Extract only the lines from the start of the entries below to the line with "Quelle: BMI, Gesundheitsministerium'", inclusive; omit every picture.
________________________
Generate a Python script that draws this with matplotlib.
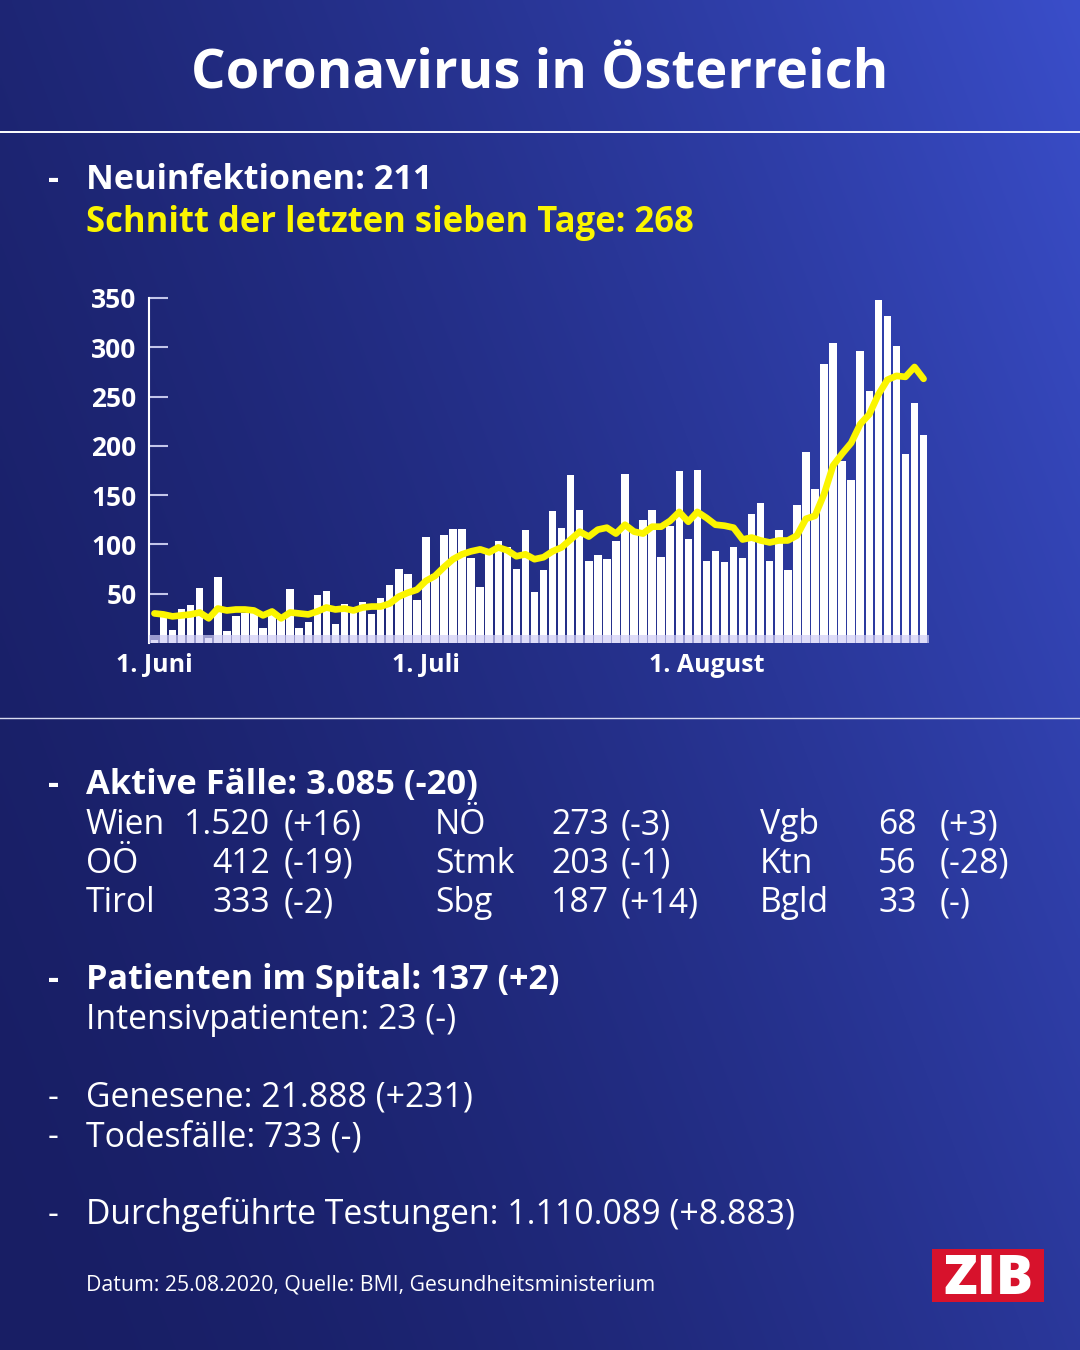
import numpy as np
import matplotlib
matplotlib.use('Agg')
import matplotlib.pyplot as plt
from matplotlib.patches import Rectangle

W, H = 1080, 1350
FONT = 'Open Sans'
plt.rcParams['font.family'] = [FONT, 'DejaVu Sans']

# ---------------- data ----------------
# daily new infections, 1 June .. 25 August 2020
cases = [3, 29, 13, 35, 39, 56, 5, 67, 12, 27,
         30, 31, 15, 30, 27, 55, 15, 21, 49, 53,
         19, 40, 30, 42, 29, 46, 59, 75, 70, 44,
         108, 70, 110, 116, 116, 86, 57, 90, 103, 97,
         75, 115, 52, 74, 134, 117, 170, 135, 83, 89,
         85, 103, 171, 116, 125, 135, 87, 119, 174, 106,
         176, 83, 93, 82, 97, 86, 131, 142, 83, 115,
         74, 140, 194, 156, 283, 304, 185, 165, 296, 256,
         348, 332, 301, 192, 243, 211]
# seven-day average (yellow line)
avg7 = [30, 29, 27, 28, 29, 31, 25, 35, 33, 34,
        34, 33, 28, 32, 25, 31, 30, 29, 32, 36,
        34, 35, 33, 36, 37, 37, 40, 47, 51, 54,
        63, 68, 77, 85, 90, 93, 95, 92, 97, 94,
        88, 90, 85, 87, 93, 97, 105, 113, 108, 115,
        117, 111, 120, 113, 111, 118, 118, 124, 133, 123,
        133, 127, 120, 119, 117, 105, 107, 104, 102, 104,
        104, 109, 126, 129, 151, 180, 192, 203, 222, 232,
        252, 267, 271, 270, 280, 268]
days = list(range(len(cases)))
ytick_vals = [50, 100, 150, 200, 250, 300, 350]
xtick_days = [0, 30, 61]
xtick_labels = ['1. Juni', '1. Juli', '1. August']

title = 'Coronavirus in Österreich'
head1 = 'Neuinfektionen: 211'
head2 = 'Schnitt der letzten sieben Tage: 268'
active = 'Aktive Fälle: 3.085 (-20)'
regions = [['Wien', 'NÖ', 'Vgb'], ['OÖ', 'Stmk', 'Ktn'], ['Tirol', 'Sbg', 'Bgld']]
reg_vals = [['1.520', '273', '68'], ['412', '203', '56'], ['333', '187', '33']]
reg_chg = [['(+16)', '(-3)', '(+3)'], ['(-19)', '(-1)', '(-28)'], ['(-2)', '(+14)', '(-)']]
spital = 'Patienten im Spital: 137 (+2)'
intensiv = 'Intensivpatienten: 23 (-)'
genesene = 'Genesene: 21.888 (+231)'
tode = 'Todesfälle: 733 (-)'
tests = 'Durchgeführte Testungen: 1.110.089 (+8.883)'
footer = 'Datum: 25.08.2020, Quelle: BMI, Gesundheitsministerium'

# ---------------- figure & background ----------------
fig = plt.figure(figsize=(W / 100, H / 100), dpi=100)
bg = fig.add_axes([0, 0, 1, 1])
bg.set_xlim(0, W)
bg.set_ylim(H, 0)
bg.axis('off')

yy, xx = np.mgrid[0:H:3, 0:W:3]
t = 0.68 * (xx / W) + 0.32 * (1 - yy / H)
t = np.clip(t, 0, 1) ** 1.6
c0 = np.array([24, 30, 100]) / 255
c1 = np.array([58, 78, 202]) / 255
img = c0[None, None, :] * (1 - t[..., None]) + c1[None, None, :] * t[..., None]
bg.imshow(img, extent=[0, W, H, 0], aspect='auto', zorder=0, interpolation='bilinear')

bg.plot([0, W], [132, 132], color='white', lw=1.4, zorder=1)
bg.plot([0, W], [718, 718], color='#d8dbf0', lw=1.0, zorder=1)

renderer = fig.canvas.get_renderer()


def fit_text(x, y, s, target_w, size0=20, **kw):
    tx = bg.text(x, y, s, fontsize=size0, va='baseline', **kw)
    w = tx.get_window_extent(renderer).width
    tx.set_fontsize(size0 * target_w / w)
    return tx


WHITE = 'white'
YEL = '#fbf500'

fit_text(540, 87, title, 696, 40, ha='center', color=WHITE, fontweight='bold')
t1 = fit_text(86, 189, head1, 347, 24, color=WHITE, fontweight='bold')
fit_text(86, 232, head2, 608, 24, color=YEL, fontweight='bold')
bsize = t1.get_fontsize()
bg.text(48, 189, '-', fontsize=bsize, color=WHITE, fontweight='bold', va='baseline')

ta = fit_text(86, 794, active, 391, 24, color=WHITE, fontweight='bold')
bg.text(48, 794, '-', fontsize=bsize, color=WHITE, fontweight='bold', va='baseline')
fit_text(86, 989, spital, 473, 24, color=WHITE, fontweight='bold')
bg.text(48, 989, '-', fontsize=bsize, color=WHITE, fontweight='bold', va='baseline')

tt = fit_text(86, 1224, tests, 711, 24, color=WHITE)
rsize = tt.get_fontsize()
for yb, s in [(1029, intensiv), (1107, genesene), (1146, tode)]:
    bg.text(86, yb, s, fontsize=rsize, color=WHITE, va='baseline')
for yb in [1107, 1146, 1224]:
    bg.text(48, yb, '-', fontsize=rsize, color=WHITE, va='baseline')

row_base = [834, 873, 912]
name_x = [86, 435, 760]
val_x = [(270, 'right'), (551, 'left'), (878, 'left')]
chg_x = [284, 621, 940]
for r in range(3):
    for c in range(3):
        bg.text(name_x[c], row_base[r], regions[r][c], fontsize=rsize, color=WHITE, va='baseline')
        vx, ha = val_x[c]
        bg.text(vx, row_base[r], reg_vals[r][c], fontsize=rsize, color=WHITE, va='baseline', ha=ha)
        bg.text(chg_x[c], row_base[r], reg_chg[r][c], fontsize=rsize, color=WHITE, va='baseline')

fit_text(86, 1291, footer, 565, 15, color=WHITE)

# ZIB logo
bg.add_patch(Rectangle((932, 1249), 112, 53, facecolor='#d7122c', edgecolor='none', zorder=2))
fit_text(988, 1294, 'ZIB', 90, 36, ha='center', color=WHITE, fontweight='heavy', zorder=3)

# ---------------- chart ----------------
x0, x1, ytop, ybot = 149, 929, 298, 643
ax = fig.add_axes([x0 / W, (H - ybot) / H, (x1 - x0) / W, (ybot - ytop) / H])
ax.patch.set_alpha(0)
ax.set_xlim(-0.6, 85.6)
ax.set_ylim(0, 350)

ax.bar(days, cases, width=0.83, color='white', zorder=2)
ax.axhspan(0, 8.5, color='#d1cef6', alpha=0.7, lw=0, zorder=3)
ax.plot(days, avg7, color=YEL, lw=4.8, zorder=4, solid_joinstyle='round',
        solid_capstyle='round')

for s in ['top', 'right', 'bottom']:
    ax.spines[s].set_visible(False)
ax.spines['left'].set_color('white')
ax.spines['left'].set_linewidth(1.5)

ax.set_yticks(ytick_vals)
ax.set_yticklabels([str(v) for v in ytick_vals])
ax.tick_params(axis='y', direction='in', length=14, width=1.5, color='#c3c6ea',
               labelcolor='white', labelsize=19, pad=9)
for lab in ax.get_yticklabels():
    lab.set_fontweight('bold')

ax.set_xticks(xtick_days)
ax.set_xticklabels(xtick_labels)
ax.tick_params(axis='x', length=0, labelcolor='white', labelsize=18, pad=7)
for lab in ax.get_xticklabels():
    lab.set_fontweight('bold')

fig.savefig('out.png', dpi=100)
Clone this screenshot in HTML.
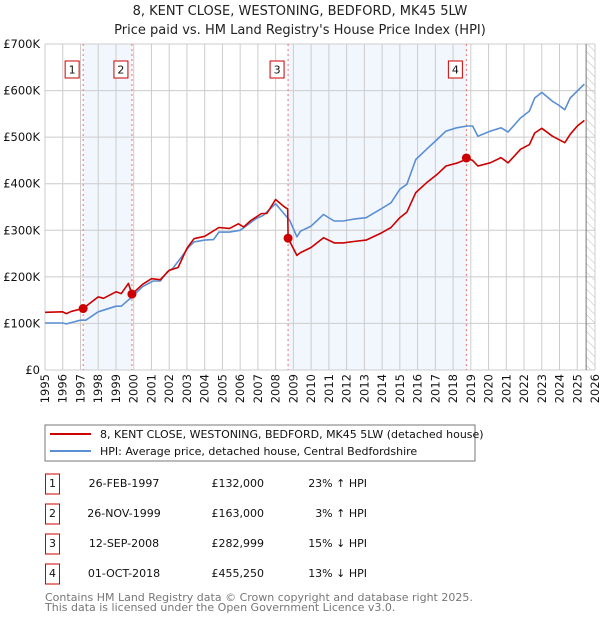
<!DOCTYPE html>
<html><head><meta charset="utf-8"><style>
body{margin:0;background:#fff;font-family:"DejaVu Sans","Liberation Sans",sans-serif;}
svg text{font-family:"DejaVu Sans","Liberation Sans",sans-serif;}
</style></head><body>
<svg id="c" width="600" height="620" xmlns="http://www.w3.org/2000/svg">
<defs><pattern id="hatch" width="6" height="6" patternUnits="userSpaceOnUse" patternTransform="rotate(-45)"><line x1="0" y1="0" x2="0" y2="6" stroke="#bbb" stroke-width="1"/></pattern></defs>
<text x="300" y="15" text-anchor="middle" font-size="13" fill="#222">8, KENT CLOSE, WESTONING, BEDFORD, MK45 5LW</text>
<text x="300" y="34" text-anchor="middle" font-size="13" fill="#222">Price paid vs. HM Land Registry's House Price Index (HPI)</text>
<g id="plot"></g>
<rect x="45" y="425" width="430" height="36" fill="#fff" stroke="#777"/>
<line x1="50" y1="434" x2="91" y2="434" stroke="#cc0000" stroke-width="2"/>
<text x="100" y="438" font-size="11" fill="#111">8, KENT CLOSE, WESTONING, BEDFORD, MK45 5LW (detached house)</text>
<line x1="50" y1="451" x2="91" y2="451" stroke="#5b8fd4" stroke-width="2"/>
<text x="100" y="455" font-size="11" fill="#111">HPI: Average price, detached house, Central Bedfordshire</text>
<g id="table" font-size="11" fill="#111"></g>
<text x="45" y="601" font-size="11" fill="#777">Contains HM Land Registry data © Crown copyright and database right 2025.</text>
<text x="45" y="611" font-size="11" fill="#777">This data is licensed under the Open Government Licence v3.0.</text>
</svg>
<script>
const hpiYears=[1995,1996,1996.2,1997,1997.3,1998,1999,1999.3,1999.9,2000.5,2001.1,2001.5,2001.9,2002.2,2002.7,2003.1,2003.4,2004,2004.5,2004.8,2005.4,2006,2006.5,2006.9,2007.3,2008,2008.4,2008.8,2009.2,2009.4,2010,2010.7,2011.3,2011.8,2012.4,2013.1,2013.9,2014.5,2015,2015.4,2015.9,2016.5,2017.1,2017.6,2018.2,2018.8,2019.1,2019.4,2020.1,2020.7,2021.1,2021.8,2022.3,2022.6,2023,2023.6,2023.9,2024.3,2024.6,2025,2025.4];
const hpiValues=[101,101,99,107,107,125,137,137,157,179,191,191,211,218,243,264,275,279,280,296,296,300,314,325,332,357,339,321,286,298,309,334,320,320,324,327,345,359,388,399,452,474,495,513,520,524,524,502,513,520,511,541,556,584,596,577,570,559,584,599,614];
const priceYears=[1995,1996,1996.2,1996.5,1997.15,1998,1998.3,1999,1999.3,1999.7,1999.9,2000.5,2001,2001.5,2002,2002.5,2003,2003.4,2004,2004.8,2005.4,2005.9,2006.2,2006.6,2007.2,2007.5,2008,2008.5,2008.68,2008.7,2009.2,2009.4,2010,2010.7,2011.3,2011.8,2012.4,2013.1,2013.9,2014.5,2015,2015.4,2015.9,2016.5,2017.1,2017.6,2018.2,2018.6,2018.75,2019.1,2019.4,2020.1,2020.7,2021.1,2021.8,2022.3,2022.6,2023,2023.6,2024.3,2024.6,2025,2025.4];
const priceValues=[124,125,121,126,132,157,154,168,164,186,163,184,196,194,214,220,261,282,287,306,304,314,307,321,336,336,366,350,346,283,246,252,263,284,273,273,276,279,293,306,327,339,381,402,420,438,444,450,455,450,438,445,456,445,474,484,509,519,502,488,506,524,536];
const saleYears=[1997.15,1999.9,2008.7,2018.75];
const saleValues=[132,163,283,455.25];
const saleLabels=["1","2","3","4"];
const saleDates=["26-FEB-1997","26-NOV-1999","12-SEP-2008","01-OCT-2018"];
const salePrices=["£132,000","£163,000","£282,999","£455,250"];
const saleHpi=["23% ↑ HPI","3% ↑ HPI","15% ↓ HPI","13% ↓ HPI"];
const yTicks=[0,100,200,300,400,500,600,700];
const yTickLabels=["£0","£100K","£200K","£300K","£400K","£500K","£600K","£700K"];
const xTicks=[1995,1996,1997,1998,1999,2000,2001,2002,2003,2004,2005,2006,2007,2008,2009,2010,2011,2012,2013,2014,2015,2016,2017,2018,2019,2020,2021,2022,2023,2024,2025,2026];

const NS="http://www.w3.org/2000/svg";
const L=45,R=595,T=44,B=370;
const xs=y=>L+(y-1995)*(R-L)/31;
const ys=v=>B-v*(B-T)/700;
const plot=document.getElementById('plot');
function mk(tag,attrs,parent){const e=document.createElementNS(NS,tag);for(const k in attrs)e.setAttribute(k,attrs[k]);(parent||plot).appendChild(e);return e;}
for(const [a,b] of [[0,1],[2,3]]){
 const r=mk('rect',{x:xs(saleYears[a]),y:T,width:xs(saleYears[b])-xs(saleYears[a]),height:B-T,fill:'#f2f6fd'});
 
 
}
const h=mk('rect',{x:xs(2025.5),y:T,width:R-xs(2025.5),height:B-T,fill:'url(#hatch)'});


xTicks.forEach(t=>{
 const g=mk('line',{x1:xs(t),x2:xs(t),y1:T,y2:B,stroke:'#ccc','stroke-width':1});
 
 
 const tx=mk('text',{x:0,y:0,'text-anchor':'end','font-size':11.5,fill:'#111',transform:'translate('+(xs(t)+4)+',374) rotate(-90)'});
 tx.textContent=t;
 
 
});
yTicks.forEach((t,i)=>{
 const g=mk('line',{x1:L,x2:R,y1:ys(t),y2:ys(t),stroke:'#ccc','stroke-width':1});
 
 
 const tx=mk('text',{x:L-5,y:ys(t)+4,'text-anchor':'end','font-size':11.5,fill:'#111'});
 tx.textContent=yTickLabels[i];
 
 
});
const nl=mk('line',{x1:xs(2025.5),x2:xs(2025.5),y1:T,y2:B,stroke:'#777','stroke-width':1});


saleYears.forEach((y,i)=>{
 const l=mk('line',{x1:xs(y),x2:xs(y),y1:T,y2:B,stroke:'#f07070','stroke-width':1,'stroke-dasharray':'2,3'});
 
 
});
function path(xa,va,color,name){
 const d=xa.map((x,i)=>(i?'L':'M')+xs(x).toFixed(1)+','+ys(va[i]).toFixed(1)).join('');
 const p=mk('path',{d:d,fill:'none',stroke:color,'stroke-width':1.6,'stroke-linejoin':'round'});
 
 
}
path(hpiYears,hpiValues,'#5b8fd4','hpi-line');
path(priceYears,priceValues,'#cc0000','price-paid-line');
saleYears.forEach((y,i)=>{
 const c=mk('circle',{cx:xs(y),cy:ys(saleValues[i]),r:4.5,fill:'#cc0000'});
 
 
 const b=mk('rect',{x:xs(y)-18,y:61,width:14,height:17,fill:'#fff',stroke:'#cc0000'});
 
 
 const t=mk('text',{x:xs(y)-11,y:73.5,'text-anchor':'middle','font-size':11,fill:'#111'});
 t.textContent=saleLabels[i];
 
 
});
const tb=document.getElementById('table');
saleLabels.forEach((s,i)=>{
 const cy=483+i*30;
 const b=mk('rect',{x:45.5,y:cy-9,width:14,height:20,fill:'#fff',stroke:'#cc0000'},tb);
 
 
 const cells=[[52.5,'middle',s],[124,'middle',saleDates[i]],[264,'end',salePrices[i]],[367,'end',saleHpi[i]]];
 cells.forEach(([x,a,txt],j)=>{
  const t=mk('text',{x:x,y:cy+4,'text-anchor':a,'font-size':11},tb);
  t.textContent=txt;
  
  
 });
});
</script>
</body></html>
________________________
§ WRITTEN ANSWER
Generate a Python script that draws this with matplotlib.
import numpy as np
import matplotlib
matplotlib.use('Agg')
import matplotlib.pyplot as plt
from matplotlib.patches import Rectangle

W, H = 1080, 1350
FONT = 'Open Sans'
plt.rcParams['font.family'] = [FONT, 'DejaVu Sans']

# ---------------- data ----------------
# daily new infections, 1 June .. 25 August 2020
cases = [3, 29, 13, 35, 39, 56, 5, 67, 12, 27,
         30, 31, 15, 30, 27, 55, 15, 21, 49, 53,
         19, 40, 30, 42, 29, 46, 59, 75, 70, 44,
         108, 70, 110, 116, 116, 86, 57, 90, 103, 97,
         75, 115, 52, 74, 134, 117, 170, 135, 83, 89,
         85, 103, 171, 116, 125, 135, 87, 119, 174, 106,
         176, 83, 93, 82, 97, 86, 131, 142, 83, 115,
         74, 140, 194, 156, 283, 304, 185, 165, 296, 256,
         348, 332, 301, 192, 243, 211]
# seven-day average (yellow line)
avg7 = [30, 29, 27, 28, 29, 31, 25, 35, 33, 34,
        34, 33, 28, 32, 25, 31, 30, 29, 32, 36,
        34, 35, 33, 36, 37, 37, 40, 47, 51, 54,
        63, 68, 77, 85, 90, 93, 95, 92, 97, 94,
        88, 90, 85, 87, 93, 97, 105, 113, 108, 115,
        117, 111, 120, 113, 111, 118, 118, 124, 133, 123,
        133, 127, 120, 119, 117, 105, 107, 104, 102, 104,
        104, 109, 126, 129, 151, 180, 192, 203, 222, 232,
        252, 267, 271, 270, 280, 268]
days = list(range(len(cases)))
ytick_vals = [50, 100, 150, 200, 250, 300, 350]
xtick_days = [0, 30, 61]
xtick_labels = ['1. Juni', '1. Juli', '1. August']

title = 'Coronavirus in Österreich'
head1 = 'Neuinfektionen: 211'
head2 = 'Schnitt der letzten sieben Tage: 268'
active = 'Aktive Fälle: 3.085 (-20)'
regions = [['Wien', 'NÖ', 'Vgb'], ['OÖ', 'Stmk', 'Ktn'], ['Tirol', 'Sbg', 'Bgld']]
reg_vals = [['1.520', '273', '68'], ['412', '203', '56'], ['333', '187', '33']]
reg_chg = [['(+16)', '(-3)', '(+3)'], ['(-19)', '(-1)', '(-28)'], ['(-2)', '(+14)', '(-)']]
spital = 'Patienten im Spital: 137 (+2)'
intensiv = 'Intensivpatienten: 23 (-)'
genesene = 'Genesene: 21.888 (+231)'
tode = 'Todesfälle: 733 (-)'
tests = 'Durchgeführte Testungen: 1.110.089 (+8.883)'
footer = 'Datum: 25.08.2020, Quelle: BMI, Gesundheitsministerium'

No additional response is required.